Claire agrees. "You do get followed by the Guards a lot. They just see the type of car and think "boy racer". But I have no interest in racing. I like to have a fast car but you can't use it here. The roads are too bad and there are too many Guards. You will get caught."
However, not all of those involved are so law-abiding.
Last month Flush Bus reported on a night out with street-racers. Racing on emtpy stretches of road in the city or in the Dublin mountains, the magazine's reporter spoke of speeds of 150mph being reached to secure winnings of thousands of euro.

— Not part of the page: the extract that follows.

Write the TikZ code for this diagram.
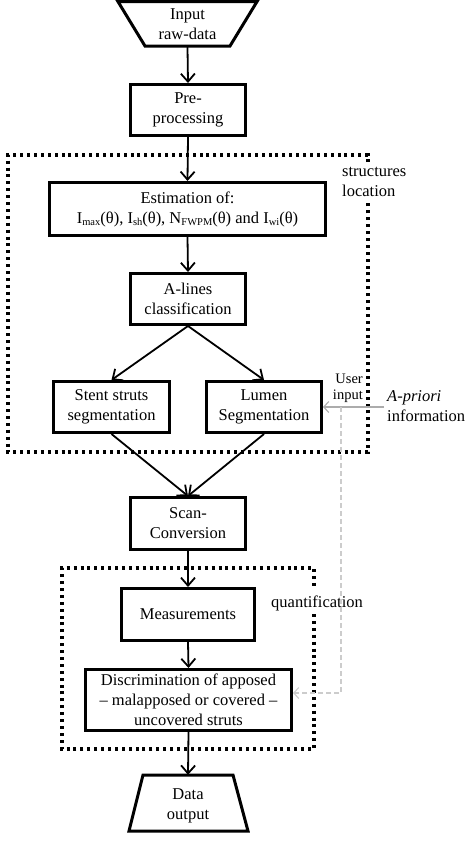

"It does go on and is growing," says Andy Batten. "The Guards don't seem to be doing anything about it. It's highly illegal and we don't condone it but is part of the scene. We felt we should document it."
Inherently, there is nothing wrong with modified cars or the people who modify them. But just as US hod-rodding - built around a street-racing youth culture in the 1950s - eventually embraced style over murderous content, modified cars would seem to need an attitude adjustment.
The mix of power, macho posturing and soft porn encourages the sort of daft on-road behaviour that fills accident reports. Concentrate on the design and not the destruction and a sub-culture that to outsiders still seems the automtive equivalent of Roy 'Chubby' Brown may just go mainstream.